Most British research institutes are charities and are not party-aligned, even if they occupy niches on the left-right spectrum.
When the Liberal Democrats announced their plan to provide free personal care for anyone who needed it, they cited IPPR research, suggesting the policy could save the NHS more than £2bn a year.
The Lib Dems have also adopted the group’s proposals for raising taxes on dividends and share buybacks.
But with Labour in power the focus will be on IPPR’s policy ideas that may make it into government. For example, Quilter-Pinner wrote a recent paper on “mission councils”, which have been adopted by the government.
Former IPPR director Roberts in 2021 oversaw a report from the cross-party “Environmental Justice Commission” — co-chaired by Ed Miliband, now energy secretary — which argued that increased annual investment of £30bn was needed to achieve the net zero 2050 target fairly and on time.
That was widely seen as the inspiration for chancellor Rachel Reeves’s “Green Prosperity Plan”, which initially outlined £28bn of spending for low-carbon schemes. Since then, the GPP has been sharply scaled back to around £5bn a year.

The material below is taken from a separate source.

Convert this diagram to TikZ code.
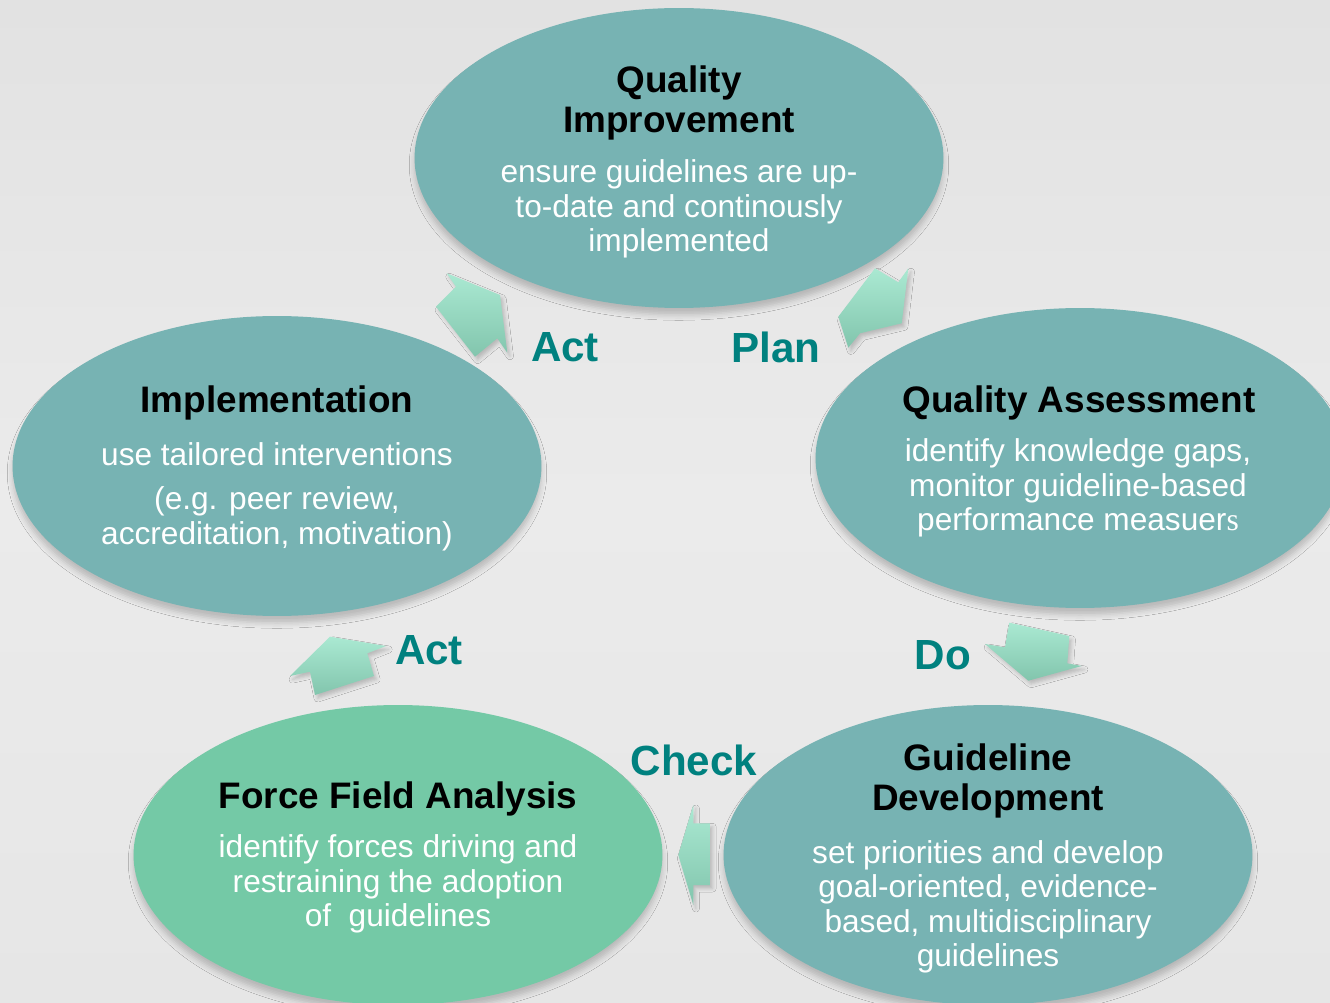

The GPP remains one of Labour’s most transformative policies, even in its smaller incarnation: “Rachel Reeves talks about investment and the need for a green transition all the time,” said Quilter-Pinner. “She also recognises that the fiscal constraints are challenging.”
Recent papers that could influence future government policy include an IPPR study on universal credit, co-written by Statham, which recommended tackling the current five-week wait for the benefit by introducing two weeks of backdating for new claims.
Another paper recommended an end to one-word judgments by Ofsted school inspectors, which is in line with Labour’s thinking.
IPPR figures to raise their profile in recent months include Zoe Billingham, director of IPPR North, its regional offshoot, and George Dibb, associate director in charge of the group’s economy and environment team.
Some Westminster observers have seen the hiring of Roberts and Statham as proof that Starmer’s instincts may be more left-wing and less “Blairite” than people imagine.
Lord Adebowale said he had no time for that kind of “factional” debate: “I just don’t care, they want serious people who know their onions,” he said. “There are huge challenges ahead for the Labour government on the economy, public policy and public services and IPPR is very well placed to help them with that work.”